These labels were automatically added by AI and may be inaccurate. For details, see About Literature Database.
Abstract
Our research uncovers a novel privacy risk associated with multimodal large
language models (MLLMs): the ability to infer sensitive personal attributes
from audio data -- a technique we term audio private attribute profiling. This
capability poses a significant threat, as audio can be covertly captured
without direct interaction or visibility. Moreover, compared to images and
text, audio carries unique characteristics, such as tone and pitch, which can
be exploited for more detailed profiling. However, two key challenges exist in
understanding MLLM-employed private attribute profiling from audio: (1) the
lack of audio benchmark datasets with sensitive attribute annotations and (2)

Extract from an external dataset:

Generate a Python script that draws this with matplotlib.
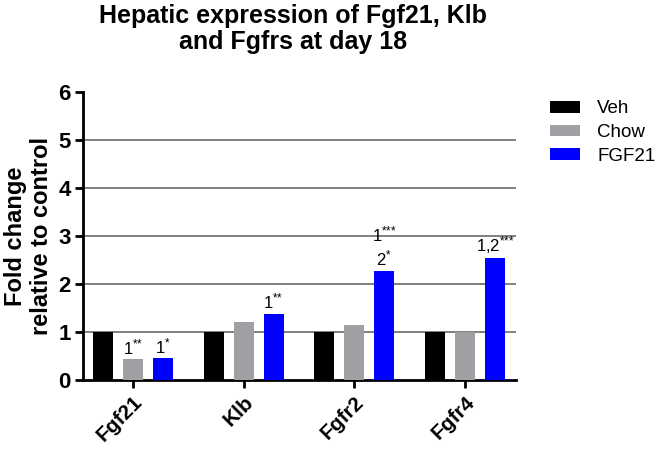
import matplotlib
matplotlib.use("Agg")
import matplotlib.pyplot as plt
import numpy as np

plt.rcParams['font.family'] = ['Liberation Sans', 'DejaVu Sans']
plt.rcParams['mathtext.fontset'] = 'custom'
plt.rcParams['mathtext.rm'] = 'Liberation Sans'
plt.rcParams['mathtext.default'] = 'regular'

genes = ['Fgf21', 'Klb', 'Fgfr2', 'Fgfr4']
veh = [1.0, 1.0, 1.0, 1.0]
chow = [0.43, 1.20, 1.14, 1.0]
fgf21 = [0.45, 1.38, 2.28, 2.54]
groups = ['Veh', 'Chow', 'FGF21']
colors = ['#000000', '#a0a0a4', '#0000ff']

# annotations: (gene index, series index, text)
notes = [(0, 1, '1$^{{*}{*}}$'), (0, 2, '1$^{{*}}$'), (1, 2, '1$^{{*}{*}}$'),
         (2, 2, '1$^{{*}{*}{*}}$\n2$^{{*}}$'), (3, 2, '1,2$^{{*}{*}{*}}$')]

fig = plt.figure(figsize=(6.61, 4.5), dpi=100)
ax = fig.add_axes([0.1256, 0.1556, 0.6550, 0.6400])

x = np.arange(len(genes))
w = 0.18
step = 0.271
series = [veh, chow, fgf21]
for i, (vals, name, c) in enumerate(zip(series, groups, colors)):
    ax.bar(x + (i - 1) * step, vals, width=w, color=c, label=name, zorder=3)

for g, s, t in notes:
    v = series[s][g]
    ax.text(x[g] + (s - 1) * step, v + 0.04, t, ha='center', va='bottom',
            fontsize=12, linespacing=1.25, zorder=4)

ax.set_ylim(0, 6)
ax.set_xlim(-0.45, 3.46)
ax.set_yticks(range(7))
for yv in range(1, 6):
    ax.axhline(yv, color='#6a6a6a', lw=1.2, zorder=1)

ax.spines['top'].set_visible(False)
ax.spines['right'].set_visible(False)
ax.spines['left'].set_linewidth(2)
ax.spines['bottom'].set_linewidth(2)
ax.tick_params(axis='both', width=2, length=6, pad=3)
ax.set_yticklabels([str(v) for v in range(7)], fontsize=16, fontweight='bold')
ax.set_xticks(x)
ax.set_xticklabels(genes, rotation=45, ha='right', rotation_mode='anchor',
                   fontsize=15, fontweight='bold')
ax.set_ylabel('Fold change\nrelative to control', fontsize=17, fontweight='bold',
              linespacing=1.15, labelpad=4)

fig.text(0.443, 0.99, 'Hepatic expression of Fgf21, Klb\nand Fgfrs at day 18',
         ha='center', va='top', fontsize=18, fontweight='bold', linespacing=1.1)

ax.legend(loc='upper left', bbox_to_anchor=(1.049, 1.016), frameon=False,
          fontsize=13.5, handlelength=1.6, handleheight=0.55, labelspacing=0.35,
          handletextpad=0.9, borderaxespad=0.3)

fig.savefig('out.png', dpi=100)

the limited ability of current MLLMs to infer such attributes directly from
audio. To address these challenges, we introduce AP^2, an audio benchmark
dataset that consists of two subsets collected and composed from real-world
data, and both are annotated with sensitive attribute labels. Additionally, we
propose Gifts, a hybrid multi-agent framework that leverages the complementary
strengths of audio-language models (ALMs) and large language models (LLMs) to
enhance inference capabilities. Gifts employs an LLM to guide the ALM in
inferring sensitive attributes, then forensically analyzes and consolidates the
ALM's inferences, overcoming severe hallucinations of existing ALMs in
generating long-context responses. Our evaluations demonstrate that Gifts
significantly outperforms baseline approaches in inferring sensitive
attributes. Finally, we investigate model-level and data-level defense
strategies to mitigate the risks of audio private attribute profiling. Our work
validates the feasibility of audio-based privacy attacks using MLLMs,
highlighting the need for robust defenses, and provides a dataset and framework
to facilitate future research.